### [Data excerpt]
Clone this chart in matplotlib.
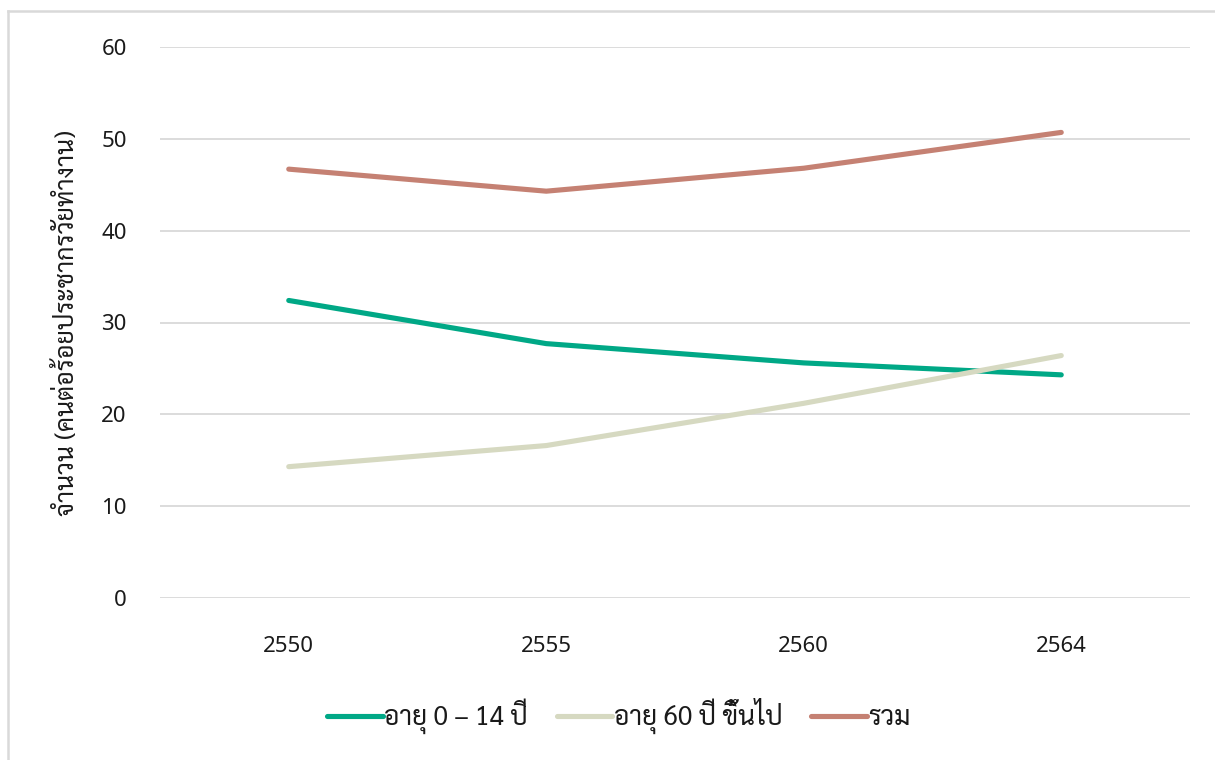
import matplotlib
matplotlib.use("Agg")
import matplotlib.pyplot as plt
from matplotlib.lines import Line2D
import numpy as np

years = ["2550", "2555", "2560", "2564"]
age_0_14 = [32.4, 27.7, 25.6, 24.3]
age_60_plus = [14.3, 16.6, 21.2, 26.4]
total = [46.7, 44.3, 46.8, 50.7]

series_labels = ["อายุ 0 – 14 ปี", "อายุ 60 ปี ขึ้นไป", "รวม"]
series_colors = ["#00a886", "#d6d9c1", "#c58173"]
y_label = "จำนวน (คนต่อร้อยประชากรวัยทำงาน)"

thai_font = ["Sarabun", "DejaVu Sans"]
num_font = ["Noto Sans", "DejaVu Sans"]

fig = plt.figure(figsize=(12.15, 7.6), dpi=100)
ax = fig.add_axes([160 / 1215, 1 - 598 / 760, 1030 / 1215, 551 / 760])

x = np.arange(len(years))
lw = 3.7
for vals, color in zip([age_0_14, age_60_plus, total], series_colors):
    ax.plot(x, vals, color=color, linewidth=lw, solid_capstyle="round",
            solid_joinstyle="round", zorder=3)

ax.set_xlim(-0.5, len(years) - 0.5)
ax.set_ylim(0, 60)
ax.set_yticks(np.arange(0, 61, 10))
ax.set_xticks(x)
ax.set_xticklabels(years)
ax.grid(axis="y", color="#d9d9d9", linewidth=1.3, zorder=0)
ax.grid(axis="x", visible=False)
ax.set_axisbelow(True)
for s in ax.spines.values():
    s.set_visible(False)
ax.tick_params(axis="both", length=0, labelsize=16, labelcolor="#1a1a1a")
ax.tick_params(axis="y", pad=24)
ax.tick_params(axis="x", pad=27)
for lab in ax.get_xticklabels() + ax.get_yticklabels():
    lab.set_family(num_font)
    lab.set_fontweight("light")

ax.set_ylabel(y_label, family=thai_font, fontsize=18, color="#1a1a1a")
ax.yaxis.set_label_coords(-0.078, 0.5)

handles = [Line2D([], [], color=c, linewidth=lw, solid_capstyle="round")
           for c in series_colors]
leg = fig.legend(handles, series_labels, loc="center", ncol=3,
                 bbox_to_anchor=(619 / 1215, 1 - 716 / 760), frameon=False,
                 prop={"family": thai_font, "size": 19}, handlelength=2.1,
                 handletextpad=0.05, columnspacing=1.1)
for t in leg.get_texts():
    t.set_color("#1a1a1a")

# chart-area border (left and top edges)
fig.add_artist(Line2D([8 / 1215, 8 / 1215], [0, 1 - 11 / 760], color="#d9d9d9",
                      linewidth=1.8, transform=fig.transFigure))
fig.add_artist(Line2D([8 / 1215, 1], [1 - 11 / 760, 1 - 11 / 760], color="#d9d9d9",
                      linewidth=1.8, transform=fig.transFigure))

fig.savefig("out.png", dpi=100)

### [What you have to do]
Write the lines above out again exactly, without any of their pictures.

### [Response below]
Clone this chart in matplotlib.
import matplotlib
matplotlib.use("Agg")
import matplotlib.pyplot as plt
from matplotlib.lines import Line2D
import numpy as np

years = ["2550", "2555", "2560", "2564"]
age_0_14 = [32.4, 27.7, 25.6, 24.3]
age_60_plus = [14.3, 16.6, 21.2, 26.4]
total = [46.7, 44.3, 46.8, 50.7]

series_labels = ["อายุ 0 – 14 ปี", "อายุ 60 ปี ขึ้นไป", "รวม"]
series_colors = ["#00a886", "#d6d9c1", "#c58173"]
y_label = "จำนวน (คนต่อร้อยประชากรวัยทำงาน)"

thai_font = ["Sarabun", "DejaVu Sans"]
num_font = ["Noto Sans", "DejaVu Sans"]

fig = plt.figure(figsize=(12.15, 7.6), dpi=100)
ax = fig.add_axes([160 / 1215, 1 - 598 / 760, 1030 / 1215, 551 / 760])

x = np.arange(len(years))
lw = 3.7
for vals, color in zip([age_0_14, age_60_plus, total], series_colors):
    ax.plot(x, vals, color=color, linewidth=lw, solid_capstyle="round",
            solid_joinstyle="round", zorder=3)

ax.set_xlim(-0.5, len(years) - 0.5)
ax.set_ylim(0, 60)
ax.set_yticks(np.arange(0, 61, 10))
ax.set_xticks(x)
ax.set_xticklabels(years)
ax.grid(axis="y", color="#d9d9d9", linewidth=1.3, zorder=0)
ax.grid(axis="x", visible=False)
ax.set_axisbelow(True)
for s in ax.spines.values():
    s.set_visible(False)
ax.tick_params(axis="both", length=0, labelsize=16, labelcolor="#1a1a1a")
ax.tick_params(axis="y", pad=24)
ax.tick_params(axis="x", pad=27)
for lab in ax.get_xticklabels() + ax.get_yticklabels():
    lab.set_family(num_font)
    lab.set_fontweight("light")

ax.set_ylabel(y_label, family=thai_font, fontsize=18, color="#1a1a1a")
ax.yaxis.set_label_coords(-0.078, 0.5)

handles = [Line2D([], [], color=c, linewidth=lw, solid_capstyle="round")
           for c in series_colors]
leg = fig.legend(handles, series_labels, loc="center", ncol=3,
                 bbox_to_anchor=(619 / 1215, 1 - 716 / 760), frameon=False,
                 prop={"family": thai_font, "size": 19}, handlelength=2.1,
                 handletextpad=0.05, columnspacing=1.1)
for t in leg.get_texts():
    t.set_color("#1a1a1a")

# chart-area border (left and top edges)
fig.add_artist(Line2D([8 / 1215, 8 / 1215], [0, 1 - 11 / 760], color="#d9d9d9",
                      linewidth=1.8, transform=fig.transFigure))
fig.add_artist(Line2D([8 / 1215, 1], [1 - 11 / 760, 1 - 11 / 760], color="#d9d9d9",
                      linewidth=1.8, transform=fig.transFigure))

fig.savefig("out.png", dpi=100)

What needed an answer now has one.